*Information supplied*
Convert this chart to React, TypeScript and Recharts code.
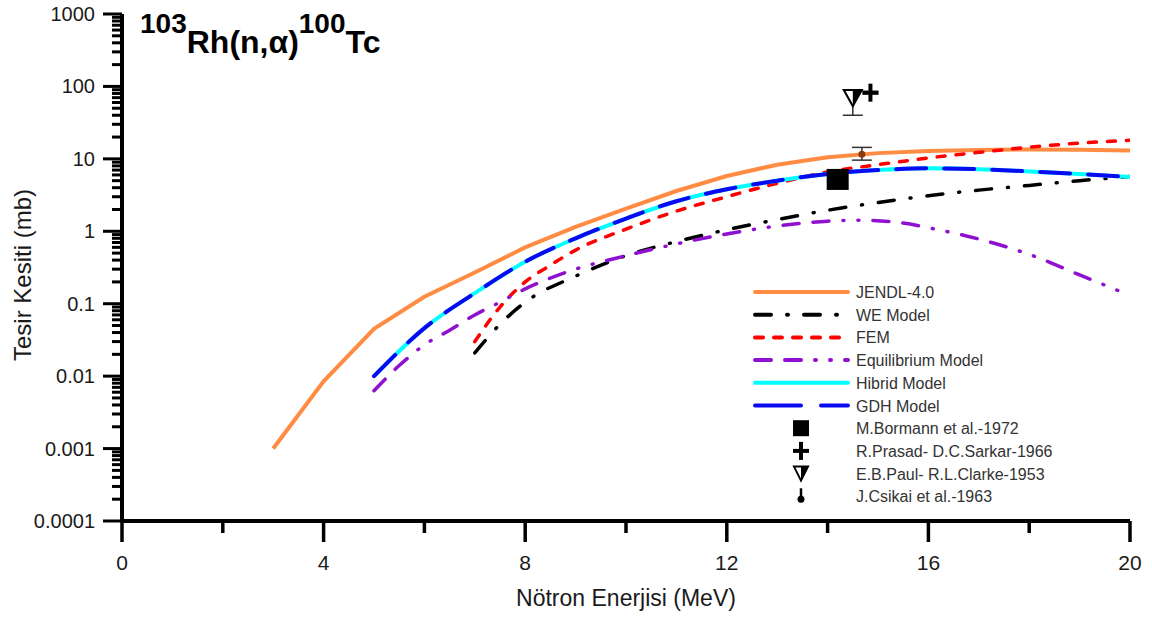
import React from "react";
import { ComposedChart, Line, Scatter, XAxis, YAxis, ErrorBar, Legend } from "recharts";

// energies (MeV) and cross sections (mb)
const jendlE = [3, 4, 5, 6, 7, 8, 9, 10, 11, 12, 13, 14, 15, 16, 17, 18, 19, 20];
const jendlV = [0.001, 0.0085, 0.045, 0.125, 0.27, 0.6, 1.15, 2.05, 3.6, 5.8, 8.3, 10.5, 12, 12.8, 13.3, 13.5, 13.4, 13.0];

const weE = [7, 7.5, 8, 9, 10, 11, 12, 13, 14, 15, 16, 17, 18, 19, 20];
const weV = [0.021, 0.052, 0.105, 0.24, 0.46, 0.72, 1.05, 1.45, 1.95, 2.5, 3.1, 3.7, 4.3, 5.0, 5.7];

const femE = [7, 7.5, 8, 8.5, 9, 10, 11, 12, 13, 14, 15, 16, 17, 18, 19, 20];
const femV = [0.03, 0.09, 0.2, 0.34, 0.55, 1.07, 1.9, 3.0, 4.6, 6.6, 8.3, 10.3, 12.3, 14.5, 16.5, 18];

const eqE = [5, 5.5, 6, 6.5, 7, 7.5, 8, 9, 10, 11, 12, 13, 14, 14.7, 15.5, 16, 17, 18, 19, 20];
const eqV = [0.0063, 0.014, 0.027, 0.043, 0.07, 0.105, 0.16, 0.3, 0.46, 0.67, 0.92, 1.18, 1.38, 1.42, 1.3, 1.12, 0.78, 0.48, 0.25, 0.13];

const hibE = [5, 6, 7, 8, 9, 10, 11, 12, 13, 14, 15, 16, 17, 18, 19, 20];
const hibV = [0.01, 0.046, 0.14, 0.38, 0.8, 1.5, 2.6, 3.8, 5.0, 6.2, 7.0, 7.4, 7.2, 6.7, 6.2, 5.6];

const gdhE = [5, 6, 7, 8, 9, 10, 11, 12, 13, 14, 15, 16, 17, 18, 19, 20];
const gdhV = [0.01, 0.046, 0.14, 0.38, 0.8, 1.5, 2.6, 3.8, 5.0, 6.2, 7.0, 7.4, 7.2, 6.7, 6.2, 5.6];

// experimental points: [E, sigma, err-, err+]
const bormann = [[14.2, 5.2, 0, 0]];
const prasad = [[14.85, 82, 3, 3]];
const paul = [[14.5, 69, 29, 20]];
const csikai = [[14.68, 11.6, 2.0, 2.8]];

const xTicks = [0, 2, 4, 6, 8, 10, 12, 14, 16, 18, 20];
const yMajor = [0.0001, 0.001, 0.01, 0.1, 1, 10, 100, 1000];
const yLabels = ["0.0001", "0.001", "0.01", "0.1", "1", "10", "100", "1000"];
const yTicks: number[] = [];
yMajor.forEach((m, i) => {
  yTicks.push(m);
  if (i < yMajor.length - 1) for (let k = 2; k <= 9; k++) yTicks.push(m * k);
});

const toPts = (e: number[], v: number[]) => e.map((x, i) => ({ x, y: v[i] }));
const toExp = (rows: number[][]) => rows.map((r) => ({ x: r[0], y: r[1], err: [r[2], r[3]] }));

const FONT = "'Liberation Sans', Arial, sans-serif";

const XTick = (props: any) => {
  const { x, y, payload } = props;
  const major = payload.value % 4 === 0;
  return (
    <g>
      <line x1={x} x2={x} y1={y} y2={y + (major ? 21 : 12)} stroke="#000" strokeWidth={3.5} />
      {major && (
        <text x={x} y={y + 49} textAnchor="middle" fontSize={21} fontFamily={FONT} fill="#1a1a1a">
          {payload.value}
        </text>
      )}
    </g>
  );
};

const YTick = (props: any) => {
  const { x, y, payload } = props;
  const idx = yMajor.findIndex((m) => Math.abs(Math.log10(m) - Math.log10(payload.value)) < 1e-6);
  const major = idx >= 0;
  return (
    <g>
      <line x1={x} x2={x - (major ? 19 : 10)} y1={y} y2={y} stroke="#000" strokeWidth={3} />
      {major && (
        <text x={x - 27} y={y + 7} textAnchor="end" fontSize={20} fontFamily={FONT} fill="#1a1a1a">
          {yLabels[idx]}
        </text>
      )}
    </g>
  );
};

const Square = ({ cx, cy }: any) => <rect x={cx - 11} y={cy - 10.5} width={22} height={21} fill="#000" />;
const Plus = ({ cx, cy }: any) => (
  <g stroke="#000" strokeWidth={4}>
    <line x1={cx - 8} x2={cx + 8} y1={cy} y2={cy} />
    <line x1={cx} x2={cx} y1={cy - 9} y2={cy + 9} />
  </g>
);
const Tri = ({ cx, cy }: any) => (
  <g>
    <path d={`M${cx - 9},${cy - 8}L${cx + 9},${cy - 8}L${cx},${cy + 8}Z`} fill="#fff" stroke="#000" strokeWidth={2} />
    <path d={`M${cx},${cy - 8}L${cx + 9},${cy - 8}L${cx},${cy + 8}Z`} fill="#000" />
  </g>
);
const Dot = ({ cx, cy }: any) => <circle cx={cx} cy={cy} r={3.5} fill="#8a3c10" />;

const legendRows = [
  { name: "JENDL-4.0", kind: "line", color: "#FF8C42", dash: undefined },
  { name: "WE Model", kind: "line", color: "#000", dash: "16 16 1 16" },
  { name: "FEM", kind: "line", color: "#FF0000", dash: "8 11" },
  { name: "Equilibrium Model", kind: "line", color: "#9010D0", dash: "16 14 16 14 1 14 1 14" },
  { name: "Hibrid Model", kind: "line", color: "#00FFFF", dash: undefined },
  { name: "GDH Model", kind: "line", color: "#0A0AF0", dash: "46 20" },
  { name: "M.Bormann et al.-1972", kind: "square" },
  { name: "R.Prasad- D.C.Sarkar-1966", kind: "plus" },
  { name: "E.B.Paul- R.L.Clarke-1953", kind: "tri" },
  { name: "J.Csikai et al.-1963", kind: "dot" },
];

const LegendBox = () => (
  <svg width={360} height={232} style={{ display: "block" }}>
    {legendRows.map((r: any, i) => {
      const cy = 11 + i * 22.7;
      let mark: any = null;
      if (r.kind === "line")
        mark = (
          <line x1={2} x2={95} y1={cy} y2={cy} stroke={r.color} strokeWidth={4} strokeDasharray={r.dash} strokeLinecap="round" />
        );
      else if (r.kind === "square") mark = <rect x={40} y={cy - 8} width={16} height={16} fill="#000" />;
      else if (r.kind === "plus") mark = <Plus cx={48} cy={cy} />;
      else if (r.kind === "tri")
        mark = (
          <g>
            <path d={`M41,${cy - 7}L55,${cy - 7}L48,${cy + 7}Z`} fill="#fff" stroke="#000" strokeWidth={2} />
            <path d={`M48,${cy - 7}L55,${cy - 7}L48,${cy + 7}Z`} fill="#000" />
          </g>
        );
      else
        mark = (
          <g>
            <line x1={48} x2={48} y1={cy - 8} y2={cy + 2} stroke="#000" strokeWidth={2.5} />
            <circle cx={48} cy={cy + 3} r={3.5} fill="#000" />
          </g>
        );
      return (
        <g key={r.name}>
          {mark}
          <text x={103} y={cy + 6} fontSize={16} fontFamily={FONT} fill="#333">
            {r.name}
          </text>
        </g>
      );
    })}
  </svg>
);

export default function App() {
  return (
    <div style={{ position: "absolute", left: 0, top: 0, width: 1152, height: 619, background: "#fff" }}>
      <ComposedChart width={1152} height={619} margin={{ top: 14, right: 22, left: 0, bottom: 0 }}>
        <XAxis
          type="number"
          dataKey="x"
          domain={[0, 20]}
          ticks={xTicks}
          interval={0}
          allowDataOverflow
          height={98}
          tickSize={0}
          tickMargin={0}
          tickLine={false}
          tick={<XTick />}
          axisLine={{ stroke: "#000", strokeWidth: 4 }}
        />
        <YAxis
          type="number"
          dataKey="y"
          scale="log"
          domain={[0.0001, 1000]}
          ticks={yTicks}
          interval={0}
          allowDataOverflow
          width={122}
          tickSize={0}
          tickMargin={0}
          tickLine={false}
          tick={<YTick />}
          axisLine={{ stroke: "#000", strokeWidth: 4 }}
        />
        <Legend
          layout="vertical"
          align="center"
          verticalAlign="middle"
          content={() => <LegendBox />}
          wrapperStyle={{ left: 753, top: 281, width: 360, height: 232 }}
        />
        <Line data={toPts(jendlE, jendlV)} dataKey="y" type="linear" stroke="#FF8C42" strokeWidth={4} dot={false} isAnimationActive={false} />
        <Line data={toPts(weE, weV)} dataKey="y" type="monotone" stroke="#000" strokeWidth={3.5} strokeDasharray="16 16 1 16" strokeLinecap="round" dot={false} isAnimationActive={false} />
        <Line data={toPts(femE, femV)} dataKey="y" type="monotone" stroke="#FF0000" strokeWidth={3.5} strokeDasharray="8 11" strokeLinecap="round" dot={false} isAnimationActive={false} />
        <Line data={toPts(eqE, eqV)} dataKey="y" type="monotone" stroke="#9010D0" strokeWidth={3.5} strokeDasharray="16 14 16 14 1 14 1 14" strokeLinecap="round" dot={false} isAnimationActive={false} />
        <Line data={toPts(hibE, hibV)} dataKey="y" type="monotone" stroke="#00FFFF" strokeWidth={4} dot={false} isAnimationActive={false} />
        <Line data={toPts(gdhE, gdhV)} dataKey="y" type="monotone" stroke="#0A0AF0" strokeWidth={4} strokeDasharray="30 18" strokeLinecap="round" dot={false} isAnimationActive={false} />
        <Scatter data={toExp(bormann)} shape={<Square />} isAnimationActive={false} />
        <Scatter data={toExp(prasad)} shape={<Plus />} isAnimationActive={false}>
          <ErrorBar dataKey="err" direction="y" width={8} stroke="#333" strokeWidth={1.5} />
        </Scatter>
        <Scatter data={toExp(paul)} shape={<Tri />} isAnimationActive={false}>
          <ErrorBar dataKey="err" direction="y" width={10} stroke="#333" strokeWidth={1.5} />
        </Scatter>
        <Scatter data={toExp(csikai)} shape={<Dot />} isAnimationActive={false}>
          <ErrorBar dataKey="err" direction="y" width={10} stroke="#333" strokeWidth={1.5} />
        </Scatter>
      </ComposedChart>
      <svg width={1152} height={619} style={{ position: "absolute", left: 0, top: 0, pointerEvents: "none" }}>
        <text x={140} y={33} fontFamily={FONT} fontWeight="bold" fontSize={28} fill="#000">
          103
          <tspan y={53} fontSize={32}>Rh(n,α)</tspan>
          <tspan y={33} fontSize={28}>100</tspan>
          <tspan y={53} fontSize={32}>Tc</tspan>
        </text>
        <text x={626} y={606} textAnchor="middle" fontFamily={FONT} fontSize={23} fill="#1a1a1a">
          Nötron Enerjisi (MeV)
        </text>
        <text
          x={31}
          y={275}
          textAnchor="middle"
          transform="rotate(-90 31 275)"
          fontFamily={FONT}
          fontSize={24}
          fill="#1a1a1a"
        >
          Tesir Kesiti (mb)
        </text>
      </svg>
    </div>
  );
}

*Directions for this task*
From the first line above through the line containing "0.48, 0.25, 0.13];", copy everything exactly, without the pictures.

*Problem solution*
Convert this chart to React, TypeScript and Recharts code.
import React from "react";
import { ComposedChart, Line, Scatter, XAxis, YAxis, ErrorBar, Legend } from "recharts";

// energies (MeV) and cross sections (mb)
const jendlE = [3, 4, 5, 6, 7, 8, 9, 10, 11, 12, 13, 14, 15, 16, 17, 18, 19, 20];
const jendlV = [0.001, 0.0085, 0.045, 0.125, 0.27, 0.6, 1.15, 2.05, 3.6, 5.8, 8.3, 10.5, 12, 12.8, 13.3, 13.5, 13.4, 13.0];

const weE = [7, 7.5, 8, 9, 10, 11, 12, 13, 14, 15, 16, 17, 18, 19, 20];
const weV = [0.021, 0.052, 0.105, 0.24, 0.46, 0.72, 1.05, 1.45, 1.95, 2.5, 3.1, 3.7, 4.3, 5.0, 5.7];

const femE = [7, 7.5, 8, 8.5, 9, 10, 11, 12, 13, 14, 15, 16, 17, 18, 19, 20];
const femV = [0.03, 0.09, 0.2, 0.34, 0.55, 1.07, 1.9, 3.0, 4.6, 6.6, 8.3, 10.3, 12.3, 14.5, 16.5, 18];

const eqE = [5, 5.5, 6, 6.5, 7, 7.5, 8, 9, 10, 11, 12, 13, 14, 14.7, 15.5, 16, 17, 18, 19, 20];
const eqV = [0.0063, 0.014, 0.027, 0.043, 0.07, 0.105, 0.16, 0.3, 0.46, 0.67, 0.92, 1.18, 1.38, 1.42, 1.3, 1.12, 0.78, 0.48, 0.25, 0.13];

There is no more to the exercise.